Through their individual connections to both the Falmouth and Plymouth communities, Mr. Swain and Ms. Talbot have forged relationships with other food truck owners and local businesses that are supportive and have helped The Filling Station gain popularity. A development called Redbrook in Plymouth has been a go-to spot for the truck but in a way that differs from locations like the Cape Cod Winery or their new circuit spot, Bad Martha Farmer’s Brewery.

“They’re two different types of things,” Mr. Swain said. “At the winery, you do a lot more appetizers, small plates, shared plates, stuff like that. Then you go to Redbrook, where everybody lives right there. I think there are 600 people that live there, and you do a lot more take-home entrées because people will go there instead of going home for dinner.”

The Filling Station is not Mr. Swain’s first venture into the entrepreneurial world of food and drink. He was also the founding member of Lazy Eight Vodka. It started with iced tea at a restaurant in Providence because he thought he could brew a better tea. He blended three loose-leaf teas together that the restaurant started to use because it was better than its tea. After a while, it turned into the idea of making it into a 12-ounce bottled alcoholic beverage. At about 6 percent alcohol by volume, it was similar to beverages like Mike’s Hard Lemonade. The drink, however, was not a financial success.

From there, they decided to remarket the brand as an all-natural tea-flavored vodka, and Lazy Eight was born.
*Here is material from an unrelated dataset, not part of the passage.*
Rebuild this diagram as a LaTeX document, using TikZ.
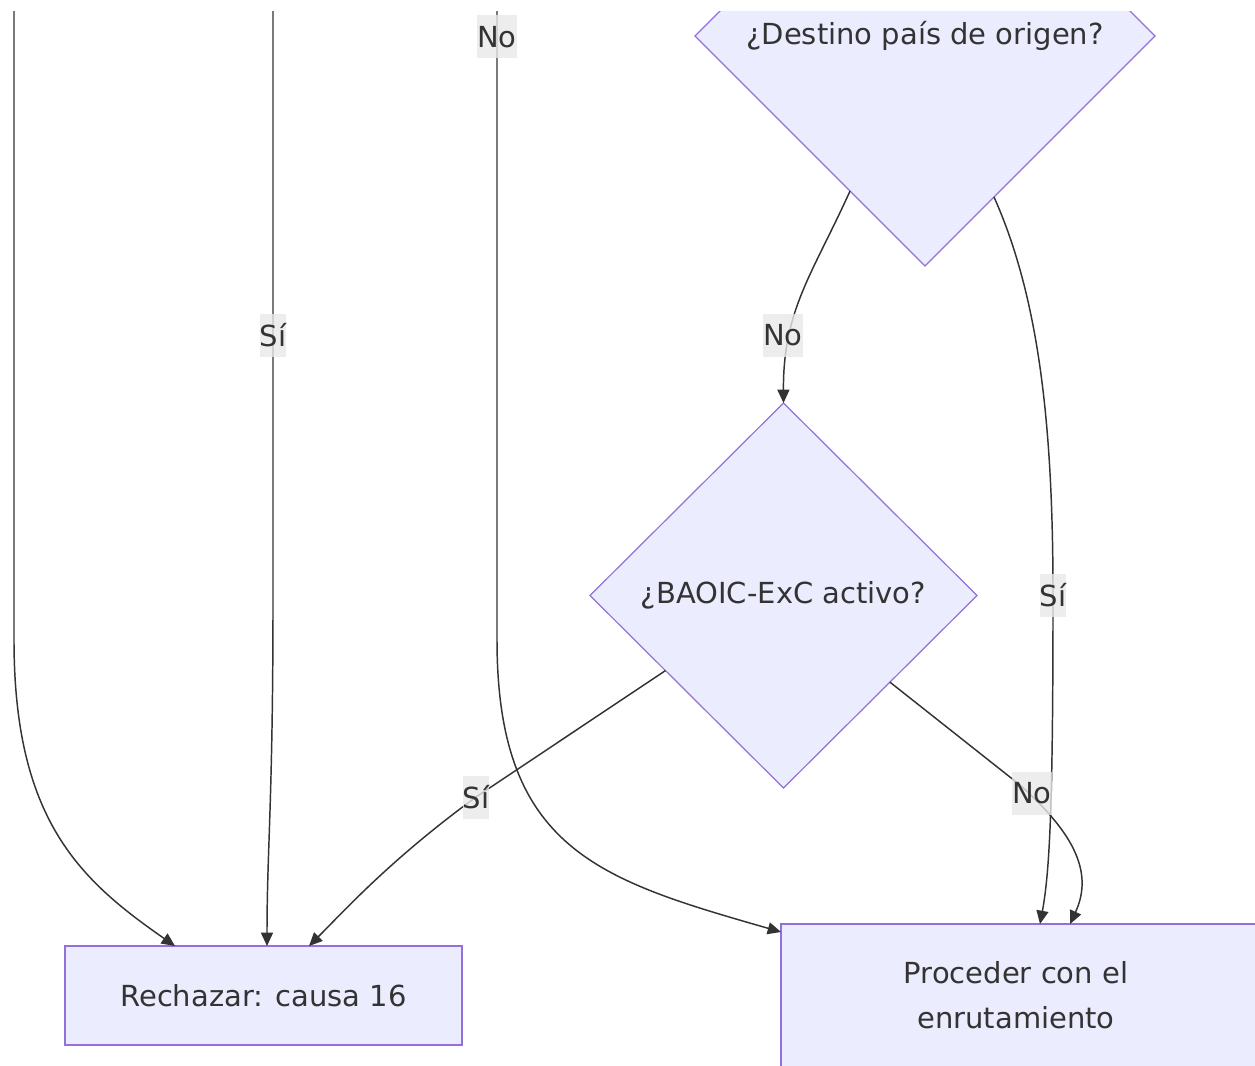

He continued for 10 years with Lazy Eight, which is only available in Massachusetts and Rhode Island, before transitioning into the food truck business.

While running The Filling Station, Mr. Swain has also been working full time as a chef at the Chapoquoit Grill in West Falmouth, which has been supportive of his food truck business. Chapoquoit Grill even signed on as his commissary kitchen; this is a rentable kitchen where food truck operators can prepare and store their food, a requirement for food trucks.

“They’re super nice and supportive there,” Mr. Swain said. “If I need time off to do something, they make sure that I can do it. Moving forward, next summer I’d like to only be there part time and take on more events with The Filling Station and hopefully transition that into a full-time thing.”

In considering the future of The Filling Station, Mr. Swain said he has been weighing the option of operating a fleet of food trucks against the option of opening a singular stationary restaurant.

“I’m thinking by the end of next summer, that’s going to be the big question,” he said. “I haven’t quite decided. I’m leaning toward the fleet of food trucks if I can find a good team. I don’t want to run my family ragged, but I think that’s the direction that we’re thinking.”